PLANNING APPLICATION The Congregation Hall in Barnard Castle
PLANNING APPLICATION The Congregation Hall in Barnard Castle

A FORMER church building could become the permanent meeting place of a congregation of Jehovah’s witnesses, if plans are approved.

Owen Thoburn, from the Jehovah’s Witnesses Watchtower Bible and Tract Society of Britain, has applied to make changes to the former Congregational Church Sunday school building at 12 Hall Street, Barnard Castle.

The Congregational Church was built in 1836 and had been well used, latterly by the United Reformed Church until its closure in October 2016.

The Sunday school building was constructed slightly later and at the rear of the church. Both have been stood empty since the closure.

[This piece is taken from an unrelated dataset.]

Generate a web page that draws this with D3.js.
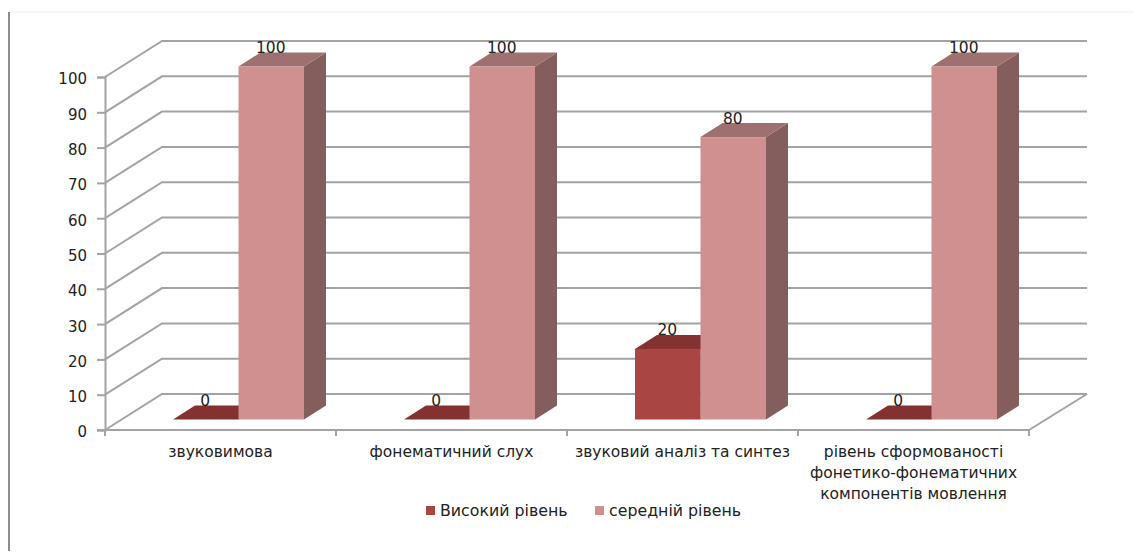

The changes to the grade II-listed building include installing of internal walls to form a classroom, foyer and toilet area and create a pitched roof over an existing side extension. They relate only to the single-storey Sunday school building.

The Barnard Castle congregation of Jehovah’s Witnesses currently meets on Thursdays and Sundays at Marwood Community Centre.

If the plans are approved it will provide the 36-strong congregation with a permanent base in the town. In 1999 planning permission was given to convert a derelict school on the Demesnes, in Barnard Castle, into a meeting hall. 

But plans were abandoned when it became too costly to convert the former infant school, which has since been demolished.

One member of the congregation said: “The church doesn’t have any dedicated parking but we only meet on Thursday evenings and Sundays so there will be ample parking available in all the car parks and the cobbles.”